The large contraband trade zones  that dot the river are abuzz with activity, as smugglers and traders pay off soldiers holding the goods in transit. Outside the largest of these zones on the Myanmar side, a DKBA billboard tells passersby that the gated, secured compound visible behind an armed sentry post is boosting the economic development of Kayin State. A smuggler who declined to be named disagreed: “This is only for themselves,” he said.
On the Thai side, rich businessmen run the show, a much subtler operation that relies on money doled out to police and customs officials, according to the smugglers.
Kyaw Soe, who drives smuggled Thai goods from the river at Myawaddy all the way to Yangon – a journey he said takes two days due to the terrible roads – estimates that only 20% of trade across this border is legal.
“Now that there is peace, soldiers are turning to smuggling and trade is rising,” said Kyaw Soe.
Smuggling routes offer a faster and cheaper alternative means of shifting goods than official channels, which are likely to inspect vehicles.

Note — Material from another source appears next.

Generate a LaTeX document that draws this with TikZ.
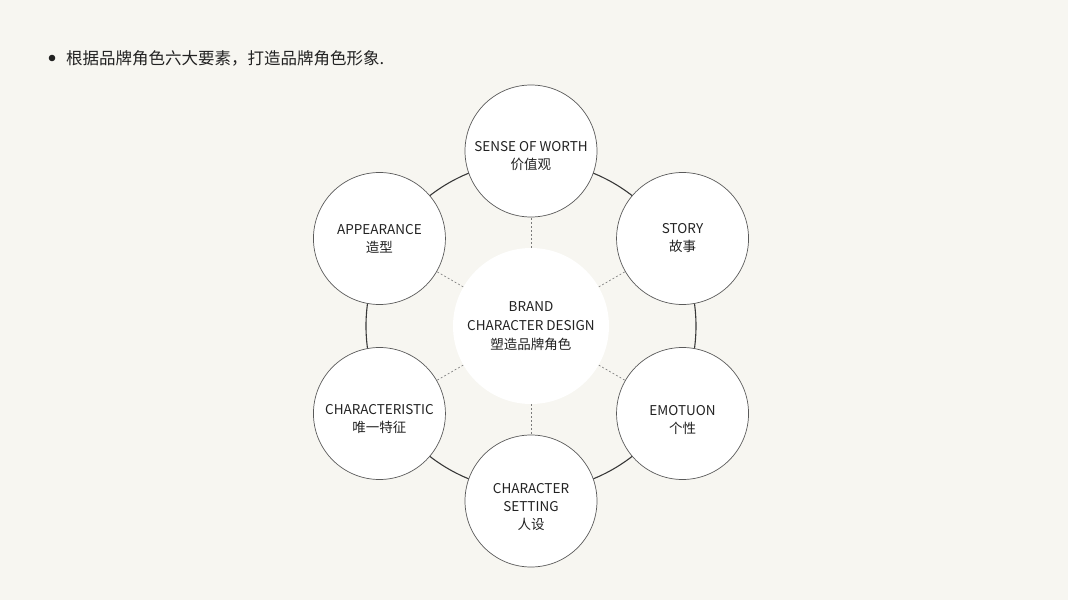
\documentclass[tikz,border=0pt]{standalone}
\usepackage{fontspec}
\setmainfont{Noto Sans CJK SC}
\usetikzlibrary{positioning}

\definecolor{paper}{HTML}{F7F6F1}
\definecolor{ink}{HTML}{222222}
\definecolor{rim}{HTML}{5A5A5A}

\tikzset{
  petal/.style={circle, draw=rim, line width=0.7pt, fill=white, minimum size=132pt, inner sep=0pt},
  petaltext/.style={align=center, text=ink, inner sep=0pt, font=\fontsize{13.5}{18}\selectfont},
  hubnode/.style={circle, fill=white, minimum size=156pt, inner sep=0pt, align=center,
    text=ink, font=\fontsize{13.5}{19}\selectfont},
  spoke/.style={draw=rim!80, line width=0.6pt, dash pattern=on 2pt off 2pt},
  ring/.style={draw=ink!90, line width=1.1pt}
}

\begin{document}
\begin{tikzpicture}[x=1pt,y=1pt]
    % page and margins
    \fill[paper] (-531,326) rectangle (537,-274);
    \useasboundingbox (-531,326) rectangle (537,-274);

    % heading
    \fill[ink] (-479,268) circle (3.3);
    \node[anchor=west, text=ink, font=\fontsize{16.5}{19}\selectfont, inner sep=0pt] (title) at (-465,268) {根据品牌角色六大要素，打造品牌角色形象.};

    % ring behind the six elements
    \draw[ring] (0,0) circle (165);

    % centre
    \node[hubnode] (hub) at (0,0) {BRAND\\CHARACTER DESIGN\\塑造品牌角色};

    % six elements (angle / name / text drop / text)
    \foreach \ang/\name/\drop/\txt in {90/worth/5/{SENSE OF WORTH\\价值观},
                                       30/story/0/{STORY\\故事},
                                       -30/emotion/6/{EMOTUON\\个性},
                                       -90/setting/6/{CHARACTER\\SETTING\\人设},
                                       210/trait/6/{CHARACTERISTIC\\唯一特征},
                                       150/look/0/{APPEARANCE\\造型}} {
      \node[petal] (\name) at (\ang:175) {};
      \node[petaltext] (\name-txt) at ([yshift=-\drop pt]\name.center) {\txt};
      \draw[spoke] (hub) -- (\name);
    }
\end{tikzpicture}
\end{document}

As such, any bid to improve customs procedures is likely to meet resistance from soldiers manning the illicit trading routes.
Than Sein, the leading trade official from Myawaddy, declined an interview on reforming customs procedures, while Tun Win, the Ministry of National Planning and Economic Development official responsible for international negotiations over the East-West corridor project, did not respond to emailed questions.
Manpower, the other key commodity traded across the border illegally, is also likely to have a major bearing on whether the Myanmar government can clean up the trading post and realise Kayin State’s economic potential, analysts said.
Thousands of illegal economic Myanmar migrants work just across the border, contributing to Thailand’s economy as garment workers, maids and help on commercial farms.
A 2008 study by researchers at the University of North Carolina in the US found these workers in Mae Sot were making just under $2.20 per day, less than half of the average in Tak – about 100km away – and nearly a third of the average pay packet in Bangkok, the destination for many of the goods. Yet for many of these women, this pay is still preferable to the situation on home soil, where a peace plan has yet to stablise, unmarked mines litter the earth, mistrust of the government is rampant and basic infrastructure is poor even by Myanmar’s standards. The country ranks near the bottom in Asia when it comes to development indicators such as rural electrification.
“As soon as the situation improves they said they want to go back… not only the political situation, but also the economic situation,” said Dr Kyoko Kusakabe, co-author of the new book Thailand’s Hidden Workforce: Burmese Migrant Women Factory Workers.
The development of Kayin State requires the return of its people, skilled workers, labourers, consumers and traders, who represent the driving force of any economy.
The problem is, said Dr Kusakabe, “they [Myanmar workers in Mae Sot] said that there is no way to earn a living back home”.